McReynolds also searched Jefferson Barracks National Cemetery and other national cemeteries with no luck.
Then, last summer, Jake Mangosing, a student from the Chelsea Center at Webster Groves High School, interned at the Hawken House.
“The Chelsea Center matches students with something they are passionate about, and Jake was passionate about history, so he came to us, and worked over the summer,” McReynolds said.
While going through archived materials from the old Laura Parker funeral home, which was located on Lockwood Avenue, he found a letter from the U.S. War Department written to Laura Parker in 1921. It said the war department was glad that she had notified them that the remains of Richard Kopplin had arrived in Webster Groves.
“Jane immediately called me because she knew that I had been corresponding with Hubert for months, and that changed everything,” McReynolds said. “Now we knew his body had been returned here.”
McReynolds again called Jefferson Barracks, but they said they did not have a Richard Kopplin, so she went to Oak Hill Cemetery to find the Kopplins’ graves.

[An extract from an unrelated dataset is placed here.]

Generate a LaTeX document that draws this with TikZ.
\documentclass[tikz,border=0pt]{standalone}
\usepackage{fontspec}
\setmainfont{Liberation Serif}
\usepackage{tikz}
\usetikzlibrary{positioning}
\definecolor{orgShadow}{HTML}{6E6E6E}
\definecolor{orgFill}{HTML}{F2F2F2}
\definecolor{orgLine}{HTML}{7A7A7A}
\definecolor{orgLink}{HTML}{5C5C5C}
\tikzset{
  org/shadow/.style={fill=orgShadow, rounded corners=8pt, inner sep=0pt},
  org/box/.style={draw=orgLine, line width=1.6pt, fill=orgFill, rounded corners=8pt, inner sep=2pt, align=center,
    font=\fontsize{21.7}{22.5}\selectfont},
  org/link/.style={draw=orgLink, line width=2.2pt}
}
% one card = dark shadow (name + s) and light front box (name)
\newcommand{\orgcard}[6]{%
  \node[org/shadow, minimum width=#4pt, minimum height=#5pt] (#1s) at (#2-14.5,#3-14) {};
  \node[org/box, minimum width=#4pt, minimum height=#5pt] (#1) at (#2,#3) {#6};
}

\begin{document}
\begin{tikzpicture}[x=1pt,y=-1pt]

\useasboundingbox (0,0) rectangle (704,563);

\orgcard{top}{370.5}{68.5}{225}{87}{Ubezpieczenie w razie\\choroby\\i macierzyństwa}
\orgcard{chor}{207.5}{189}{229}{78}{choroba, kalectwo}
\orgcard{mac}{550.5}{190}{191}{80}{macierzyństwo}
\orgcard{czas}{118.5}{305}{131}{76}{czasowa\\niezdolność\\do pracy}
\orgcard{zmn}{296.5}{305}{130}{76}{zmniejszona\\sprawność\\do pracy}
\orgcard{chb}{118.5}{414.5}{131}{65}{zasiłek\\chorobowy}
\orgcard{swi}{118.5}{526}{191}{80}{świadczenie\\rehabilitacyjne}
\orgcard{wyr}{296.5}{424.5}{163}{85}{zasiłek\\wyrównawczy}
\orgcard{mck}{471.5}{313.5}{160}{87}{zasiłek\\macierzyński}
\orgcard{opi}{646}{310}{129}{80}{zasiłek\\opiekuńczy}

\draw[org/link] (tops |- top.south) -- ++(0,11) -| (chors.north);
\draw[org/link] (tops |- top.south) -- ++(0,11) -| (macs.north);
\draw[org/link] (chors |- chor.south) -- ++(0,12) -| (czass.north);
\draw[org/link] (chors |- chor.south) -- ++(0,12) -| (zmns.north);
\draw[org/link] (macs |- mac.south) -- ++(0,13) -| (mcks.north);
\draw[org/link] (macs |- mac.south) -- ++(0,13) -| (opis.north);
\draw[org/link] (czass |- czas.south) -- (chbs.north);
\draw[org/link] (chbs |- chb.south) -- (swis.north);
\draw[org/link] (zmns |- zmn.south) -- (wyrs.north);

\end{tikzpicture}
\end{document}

“I saw three low bronze markers and this gigantic three-foot-tall stone tombstone,” she said. “I went over there and there it was – Richard Kopplin – and at the bottom were the dates 1898 to 1918.
“And an old bronze medallion from the American Legion was stuck in the front,” she said. “We had finally found Richard Kopplin’s grave!”
Because of a misread, the church did not have the correct dates for Private Kopplin.
“When you get up close and look at this marker, the carvings are tall and skinny letters, and they misread 1898 for 1868, and 1918 for 1908,” McReynolds said.
McReynolds wrote Martin and gave him the news that if it wasn’t for Jake’s keen eye and his love of history, “we would never have found Richard’s resting place.
“A lot of people think the historical society is just a bunch of white-haired old ladies sitting around knitting socks,” McReynolds said. “We have so many fascinating stories. People bring things to us that have been in their families for one or two hundred years like letters, photographs and directories.
“The mission of the historical society is to make people aware of the people who formed the community and laid the groundwork for our town,” she said.